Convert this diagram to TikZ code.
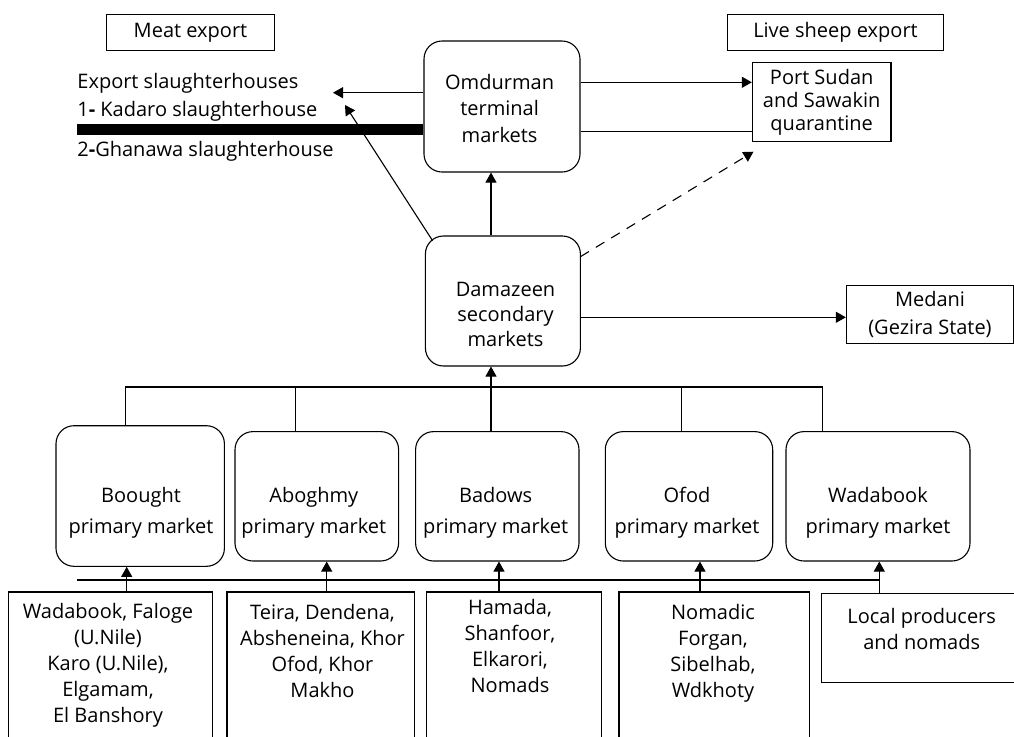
\documentclass[tikz,border=0pt]{standalone}
\usepackage{fontspec}
\setmainfont{Open Sans}
\usetikzlibrary{arrows.meta, calc}
\tikzset{%
    ln/.style={line width = 0.55pt},
    lna/.style={line width = 0.55pt, -{Triangle[length=5pt,width=5.5pt]}},
    lnda/.style={line width = 0.55pt, dash pattern=on 5pt off 4pt, -{Triangle[length=5pt,width=5.5pt]}},
    bar/.style={line width = 5.5pt},
    box/.style={draw, line width = 0.55pt, rectangle, inner sep=0pt},
    rbox/.style={draw, line width = 0.55pt, rectangle, rounded corners=9pt, inner sep=0pt},
    txt/.style={align=center, inner sep=0pt, font=\fontsize{10}{13}\selectfont},
}
\begin{document}
\begin{tikzpicture}[x=0.5pt, y=-0.5pt]
    \useasboundingbox (0,0) rectangle (1014,736);
    \clip (0,0) rectangle (1014,736);
    \node [box, txt, minimum width=83.8pt, minimum height=18pt] (meat) at (190.5,32.3) {Meat export};
    \node [box, txt, minimum width=107.8pt, minimum height=18pt] (live) at (835.5,32.2) {Live sheep export};
    \node [rbox, minimum width=78pt, minimum height=65.5pt] (omd) at (502,106.5) {};
    \node [txt, font=\fontsize{10}{13.3}\selectfont] (omdt) at (499.6,108.3) {Omdurman\\terminal\\markets};
    \node [box, txt, font=\fontsize{10}{11.5}\selectfont, minimum width=69.3pt, minimum height=39.8pt] (port) at (821.7,101.9) {Port Sudan\\and Sawakin\\quarantine};
    \node [rbox, minimum width=77.5pt, minimum height=65pt] (dam) at (502.9,301) {};
    \node [txt, font=\fontsize{10}{12.7}\selectfont] (damt) at (505.5,314.5) {Damazeen\\secondary\\markets};
    \node [box, txt, font=\fontsize{10}{14}\selectfont, minimum width=83.6pt, minimum height=29pt] (medani) at (930,314.2) {Medani\\(Gezira State)};
    \node [txt, anchor=west] (slh) at (77,83) {Export slaughterhouses};
    \node [txt, anchor=west] (kad) at (77,111.7) {1\textbf{-} Kadaro slaughterhouse};
    \node [txt, anchor=west] (gha) at (77,151.7) {2\textbf{-}Ghanawa slaughterhouse};

    \node [rbox, minimum width=84.2pt, minimum height=70.3pt] (bough) at (140.2,496) {};
    \node [rbox, minimum width=81.8pt, minimum height=64.7pt] (abog) at (316.8,496.3) {};
    \node [rbox, minimum width=81.7pt, minimum height=64.7pt] (badows) at (497.3,496.3) {};
    \node [rbox, minimum width=83.7pt, minimum height=64.7pt] (ofod) at (689,496.3) {};
    \node [rbox, minimum width=92pt, minimum height=64.7pt] (wada) at (878,496.3) {};
    \node [txt, font=\fontsize{10}{15.5}\selectfont] (bought) at (141,512.5) {Boought\\primary market};
    \node [txt, font=\fontsize{10}{15.5}\selectfont] (abogt) at (313.8,512.5) {Aboghmy\\primary market};
    \node [txt, font=\fontsize{10}{15.5}\selectfont] (badowst) at (495.7,512.5) {Badows\\primary market};
    \node [txt, font=\fontsize{10}{15.5}\selectfont] (ofodt) at (687,512.5) {Ofod\\primary market};
    \node [txt, font=\fontsize{10}{15.5}\selectfont] (wadat) at (878,512.5) {Wadabook\\primary market};

    \node [box, minimum width=102pt, minimum height=94pt] (src1) at (110.3,686) {};
    \node [box, minimum width=93.7pt, minimum height=94pt] (src2) at (320.7,686) {};
    \node [box, minimum width=87.3pt, minimum height=94pt] (src3) at (514,686) {};
    \node [box, minimum width=95.2pt, minimum height=94pt] (src4) at (714.2,686) {};
    \node [box, minimum width=104pt, minimum height=44.8pt] (src5) at (925.9,637.9) {};
    \node [txt] (srct1) at (108,665.5) {Wadabook, Faloge\\(U.Nile)\\Karo (U.Nile),\\Elgamam,\\El Banshory};
    \node [txt] (srct2) at (322.5,651) {Teira, Dendena,\\Absheneina, Khor\\Ofod, Khor\\Makho};
    \node [txt] (srct3) at (510,646) {Hamada,\\Shanfoor,\\Elkarori,\\Nomads};
    \node [txt] (srct4) at (713,653) {Nomadic\\Forgan,\\Sibelhab,\\Wdkhoty};
    \node [txt] (srct5) at (921.7,629.2) {Local producers\\and nomads};

    \coordinate (tipa) at (333,92.7);
    \coordinate (tipb) at (345,105);
    \coordinate (damtl) at (432.6,240.7);
    \coordinate (barl) at (77,129.5);
    \coordinate (exp) at (0,82.3);
    \coordinate (ret) at (0,131.7);
    \coordinate (damr) at (580.4,256.7);
    \coordinate (qtip) at (753.5,151.7);
    \coordinate (med) at (0,317.3);
    \coordinate (spine) at (491,387);
    \coordinate (hl) at (125.3,387);
    \coordinate (hr) at (822.3,387);
    \coordinate (bl) at (77.3,580);
    \coordinate (br) at (879.3,580);

    \draw [bar] (barl) -- (barl -| omd.west);
    \draw [lna] (tipa -| omd.west) -- (tipa);
    \draw [lna] (damtl) -- (tipb);
    \draw [lna] (spine |- dam.north) -- (spine |- omd.south);
    \draw [lna] (exp -| omd.east) -- (exp -| port.west);
    \draw [ln] (ret -| omd.east) -- (ret -| port.west);
    \draw [lnda] (damr) -- (qtip);
    \draw [lna] (med -| dam.east) -- (med -| medani.west);

    \draw [ln] (hl |- bough.north) -- (hl) -- (hr) -- (hr |- wada.north);
    \draw [ln] (abog.north -| 295.3,0) -- (295.3,387);
    \draw [ln] (ofod.north -| 681.7,0) -- (681.7,387);
    \draw [lna] (spine |- badows.north) -- (spine |- dam.south);

    \draw [ln] (bl) -- (br);
    \draw [lna] (src1.north -| 126.7,0) -- (bough.south -| 126.7,0);
    \draw [lna] (src2.north -| 326.7,0) -- (abog.south -| 326.7,0);
    \draw [lna] (src3.north -| 499,0) -- (badows.south -| 499,0);
    \draw [lna] (src4.north -| 700,0) -- (ofod.south -| 700,0);
    \draw [lna] (src5.north -| br) -- (wada.south -| br);
\end{tikzpicture}
\end{document}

■ ■ ■ ■ ■ ■ ■

### Problem to solve
Write out every line above exactly as it is, leaving out the pictures.

### Right answer
Convert this diagram to TikZ code.
\documentclass[tikz,border=0pt]{standalone}
\usepackage{fontspec}
\setmainfont{Open Sans}
\usetikzlibrary{arrows.meta, calc}
\tikzset{%
    ln/.style={line width = 0.55pt},
    lna/.style={line width = 0.55pt, -{Triangle[length=5pt,width=5.5pt]}},
    lnda/.style={line width = 0.55pt, dash pattern=on 5pt off 4pt, -{Triangle[length=5pt,width=5.5pt]}},
    bar/.style={line width = 5.5pt},
    box/.style={draw, line width = 0.55pt, rectangle, inner sep=0pt},
    rbox/.style={draw, line width = 0.55pt, rectangle, rounded corners=9pt, inner sep=0pt},
    txt/.style={align=center, inner sep=0pt, font=\fontsize{10}{13}\selectfont},
}
\begin{document}
\begin{tikzpicture}[x=0.5pt, y=-0.5pt]
    \useasboundingbox (0,0) rectangle (1014,736);
    \clip (0,0) rectangle (1014,736);
    \node [box, txt, minimum width=83.8pt, minimum height=18pt] (meat) at (190.5,32.3) {Meat export};
    \node [box, txt, minimum width=107.8pt, minimum height=18pt] (live) at (835.5,32.2) {Live sheep export};
    \node [rbox, minimum width=78pt, minimum height=65.5pt] (omd) at (502,106.5) {};
    \node [txt, font=\fontsize{10}{13.3}\selectfont] (omdt) at (499.6,108.3) {Omdurman\\terminal\\markets};
    \node [box, txt, font=\fontsize{10}{11.5}\selectfont, minimum width=69.3pt, minimum height=39.8pt] (port) at (821.7,101.9) {Port Sudan\\and Sawakin\\quarantine};
    \node [rbox, minimum width=77.5pt, minimum height=65pt] (dam) at (502.9,301) {};
    \node [txt, font=\fontsize{10}{12.7}\selectfont] (damt) at (505.5,314.5) {Damazeen\\secondary\\markets};
    \node [box, txt, font=\fontsize{10}{14}\selectfont, minimum width=83.6pt, minimum height=29pt] (medani) at (930,314.2) {Medani\\(Gezira State)};
    \node [txt, anchor=west] (slh) at (77,83) {Export slaughterhouses};
    \node [txt, anchor=west] (kad) at (77,111.7) {1\textbf{-} Kadaro slaughterhouse};
    \node [txt, anchor=west] (gha) at (77,151.7) {2\textbf{-}Ghanawa slaughterhouse};

    \node [rbox, minimum width=84.2pt, minimum height=70.3pt] (bough) at (140.2,496) {};
    \node [rbox, minimum width=81.8pt, minimum height=64.7pt] (abog) at (316.8,496.3) {};
    \node [rbox, minimum width=81.7pt, minimum height=64.7pt] (badows) at (497.3,496.3) {};
    \node [rbox, minimum width=83.7pt, minimum height=64.7pt] (ofod) at (689,496.3) {};
    \node [rbox, minimum width=92pt, minimum height=64.7pt] (wada) at (878,496.3) {};
    \node [txt, font=\fontsize{10}{15.5}\selectfont] (bought) at (141,512.5) {Boought\\primary market};
    \node [txt, font=\fontsize{10}{15.5}\selectfont] (abogt) at (313.8,512.5) {Aboghmy\\primary market};
    \node [txt, font=\fontsize{10}{15.5}\selectfont] (badowst) at (495.7,512.5) {Badows\\primary market};
    \node [txt, font=\fontsize{10}{15.5}\selectfont] (ofodt) at (687,512.5) {Ofod\\primary market};
    \node [txt, font=\fontsize{10}{15.5}\selectfont] (wadat) at (878,512.5) {Wadabook\\primary market};

    \node [box, minimum width=102pt, minimum height=94pt] (src1) at (110.3,686) {};
    \node [box, minimum width=93.7pt, minimum height=94pt] (src2) at (320.7,686) {};
    \node [box, minimum width=87.3pt, minimum height=94pt] (src3) at (514,686) {};
    \node [box, minimum width=95.2pt, minimum height=94pt] (src4) at (714.2,686) {};
    \node [box, minimum width=104pt, minimum height=44.8pt] (src5) at (925.9,637.9) {};
    \node [txt] (srct1) at (108,665.5) {Wadabook, Faloge\\(U.Nile)\\Karo (U.Nile),\\Elgamam,\\El Banshory};
    \node [txt] (srct2) at (322.5,651) {Teira, Dendena,\\Absheneina, Khor\\Ofod, Khor\\Makho};
    \node [txt] (srct3) at (510,646) {Hamada,\\Shanfoor,\\Elkarori,\\Nomads};
    \node [txt] (srct4) at (713,653) {Nomadic\\Forgan,\\Sibelhab,\\Wdkhoty};
    \node [txt] (srct5) at (921.7,629.2) {Local producers\\and nomads};

    \coordinate (tipa) at (333,92.7);
    \coordinate (tipb) at (345,105);
    \coordinate (damtl) at (432.6,240.7);
    \coordinate (barl) at (77,129.5);
    \coordinate (exp) at (0,82.3);
    \coordinate (ret) at (0,131.7);
    \coordinate (damr) at (580.4,256.7);
    \coordinate (qtip) at (753.5,151.7);
    \coordinate (med) at (0,317.3);
    \coordinate (spine) at (491,387);
    \coordinate (hl) at (125.3,387);
    \coordinate (hr) at (822.3,387);
    \coordinate (bl) at (77.3,580);
    \coordinate (br) at (879.3,580);

    \draw [bar] (barl) -- (barl -| omd.west);
    \draw [lna] (tipa -| omd.west) -- (tipa);
    \draw [lna] (damtl) -- (tipb);
    \draw [lna] (spine |- dam.north) -- (spine |- omd.south);
    \draw [lna] (exp -| omd.east) -- (exp -| port.west);
    \draw [ln] (ret -| omd.east) -- (ret -| port.west);
    \draw [lnda] (damr) -- (qtip);
    \draw [lna] (med -| dam.east) -- (med -| medani.west);

    \draw [ln] (hl |- bough.north) -- (hl) -- (hr) -- (hr |- wada.north);
    \draw [ln] (abog.north -| 295.3,0) -- (295.3,387);
    \draw [ln] (ofod.north -| 681.7,0) -- (681.7,387);
    \draw [lna] (spine |- badows.north) -- (spine |- dam.south);

    \draw [ln] (bl) -- (br);
    \draw [lna] (src1.north -| 126.7,0) -- (bough.south -| 126.7,0);
    \draw [lna] (src2.north -| 326.7,0) -- (abog.south -| 326.7,0);
    \draw [lna] (src3.north -| 499,0) -- (badows.south -| 499,0);
    \draw [lna] (src4.north -| 700,0) -- (ofod.south -| 700,0);
    \draw [lna] (src5.north -| br) -- (wada.south -| br);
\end{tikzpicture}
\end{document}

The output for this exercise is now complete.